Chapter 1: The Flipbook in Your Machine – What FPS Really Is

Let’s start with the absolute basics. FPS stands for Frames Per Second. It’s the measurement of how many unique, consecutive images (called “frames”) your computer can generate and display on your monitor every single second.

To understand this, let’s travel back in time. Remember flipbooks? Those little pads of paper with a drawing on each page? When you held the pad with your thumb and let the pages flip quickly, the drawings would appear to come to life as a smooth animation.

A video game works on the exact same principle. Your powerful gaming rig is essentially an incredibly sophisticated, digital flipbook artist.

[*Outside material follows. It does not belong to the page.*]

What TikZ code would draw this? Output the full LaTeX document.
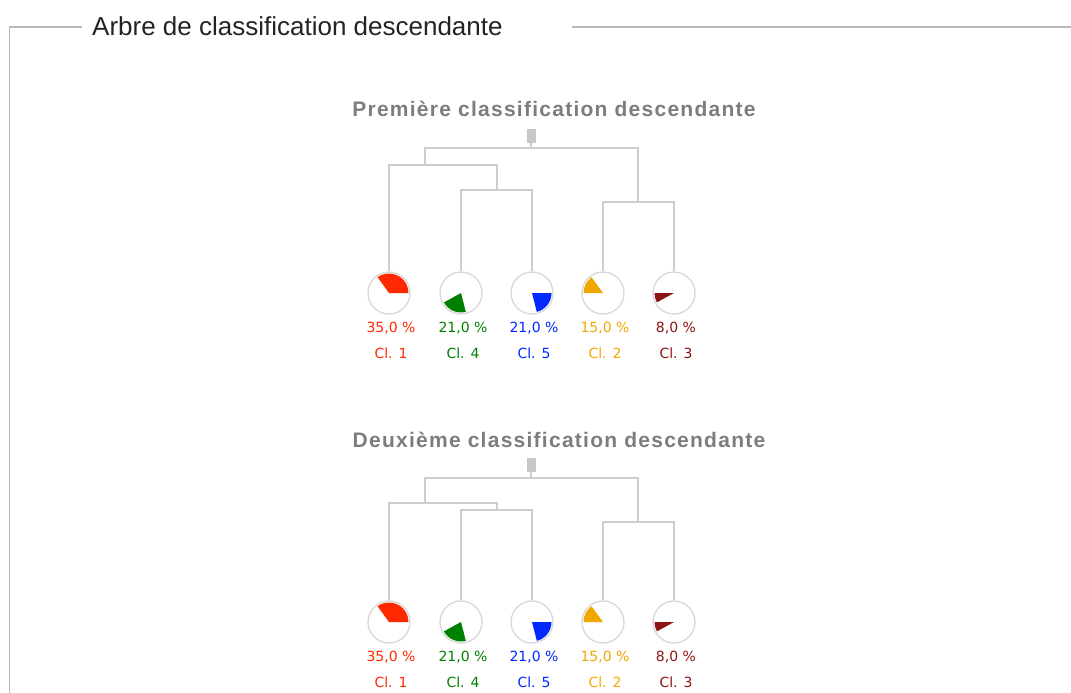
\documentclass[tikz,border=0pt]{standalone}
\usepackage{fontspec}
\setmainfont{Liberation Sans}
\newfontfamily\ttlfont[LetterSpace=6]{Liberation Sans}
\newfontfamily\labfont{DejaVu Sans}
\definecolor{cr}{RGB}{255,40,0}
\definecolor{cg}{RGB}{0,128,0}
\definecolor{cb}{RGB}{0,40,255}
\definecolor{co}{RGB}{240,168,0}
\definecolor{cbr}{RGB}{140,20,20}
\definecolor{framegray}{RGB}{185,185,185}
\definecolor{treegray}{RGB}{205,205,205}
\definecolor{circgray}{RGB}{215,215,215}
\definecolor{rootgray}{RGB}{200,200,200}
\definecolor{titlegray}{RGB}{125,125,125}
\definecolor{maintext}{RGB}{35,35,35}
\tikzset{
  frameline/.style={draw=framegray, line width=1.5pt},
  tree/.style={draw=treegray, line width=1.5pt},
  piecircle/.style={circle, draw=circgray, line width=1.3pt, minimum size=42pt, inner sep=0pt},
  rootbox/.style={fill=rootgray, minimum width=9pt, minimum height=14pt, inner sep=0pt},
  pct/.style={font=\labfont\fontsize{14}{16}\selectfont, inner sep=0pt},
  dtitle/.style={font=\ttlfont\bfseries\fontsize{21}{24}\selectfont, text=titlegray, inner sep=0pt, anchor=base},
  maintitle/.style={font=\fontsize{26}{30}\selectfont, text=maintext, inner sep=0pt, anchor=base west},
}
\begin{document}
\begin{tikzpicture}[x=1pt,y=1pt]
\useasboundingbox (0,0) rectangle (1071,-693);
% frame
\node[maintitle] (mt) at (92,-36) {Arbre de classification descendante};
\coordinate (fl) at (82,-27);
\coordinate (fc) at (9.5,-27);
\coordinate (fb) at (9.5,-693);
\coordinate (fr1) at (572,-27);
\coordinate (fr2) at (1071,-27);
\draw[frameline] (fl) -- (fc) -- (fb);
\draw[frameline] (fr1) -- (fr2);
% dendrograms
\foreach \yy/\pre/\ttl/\tx/\tb/\rb/\ay/\gy/\by in
  {293/a/Première/554/176/145/128/103/91,
   622/b/Deuxième/559/175/144/119/112/100}{
  \begin{scope}[yshift=-\yy pt]
    \node[dtitle] (\pre t) at (\tx,\tb) {\ttl{} classification descendante};
    \node[rootbox] (\pre r) at (531,157) {};
    \coordinate (\pre rb) at (531,\rb);
    \coordinate (\pre A) at (425,\ay);
    \coordinate (\pre G) at (497,\gy);
    \coordinate (\pre B) at (638,\by);
    \foreach \x/\col/\sa/\ea/\pc/\cl/\nm in
      {389/cr/0/126/{35,0}/1/c1,
       461/cg/208.8/284.4/{21,0}/4/c4,
       532/cb/284.4/360/{21,0}/5/c5,
       603/co/126/180/{15,0}/2/c2,
       674/cbr/180/208.8/{8,0}/3/c3}{
      \node[piecircle] (\pre\nm) at (\x,0) {};
      \fill[\col] (\pre\nm.center) -- ++(\sa:19.5) arc[start angle=\sa, end angle=\ea, radius=19.5] -- cycle;
      \node[pct, text=\col] (\pre\nm p) at (\x+2,-35) {\pc\ \%};
      \node[pct, text=\col] (\pre\nm l) at (\x+2,-60) {Cl. \cl};
    }
    \draw[tree] (\pre r.south) -- (\pre rb);
    \draw[tree] (\pre A) |- (\pre rb) -| (\pre B);
    \draw[tree] (\pre c1.north) |- (\pre A) -| (\pre G);
    \draw[tree] (\pre c4.north) |- (\pre G) -| (\pre c5.north);
    \draw[tree] (\pre c2.north) |- (\pre B) -| (\pre c3.north);
  \end{scope}
}
\end{tikzpicture}
\end{document}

  • The GPU (Graphics Processing Unit) is the artist. Its sole job is to draw pictures (frames) as fast as it possibly can.
  • The Game is the story the artist is illustrating. It tells the artist what to draw: the environment, the characters, the explosions.
  • The Monitor is the flipbook itself. It displays each new drawing the artist completes.

FPS is simply the measure of how many drawings your artist (the GPU) can complete in one second.

  • 30 FPS means the artist is drawing 30 unique pictures every second.
  • 60 FPS means 60 pictures.
  • 144 FPS means a blistering 144 pictures!

When these images are flashed on your screen sequentially at a high speed, your brain blends them together, creating the illusion of smooth, continuous motion. This persistence of vision is the magic trick behind all film, TV, and video games.

What is FPS? The Gamer's Guide to Frames Per Second

Chapter 2: Beyond the Number – Why FPS Feels the Way It Does

Now that we know what FPS is, let’s translate those numbers into how the game actually feels to play. Not all FPS is created equal, and the difference between them is more than just a digit on a counter.

The Cinematic Experience: 30 FPS

For decades, 30 FPS was the standard target for console games and less powerful PCs. It’s often described as the “cinematic” feel because it’s close to the frame rate of traditional films (24 FPS).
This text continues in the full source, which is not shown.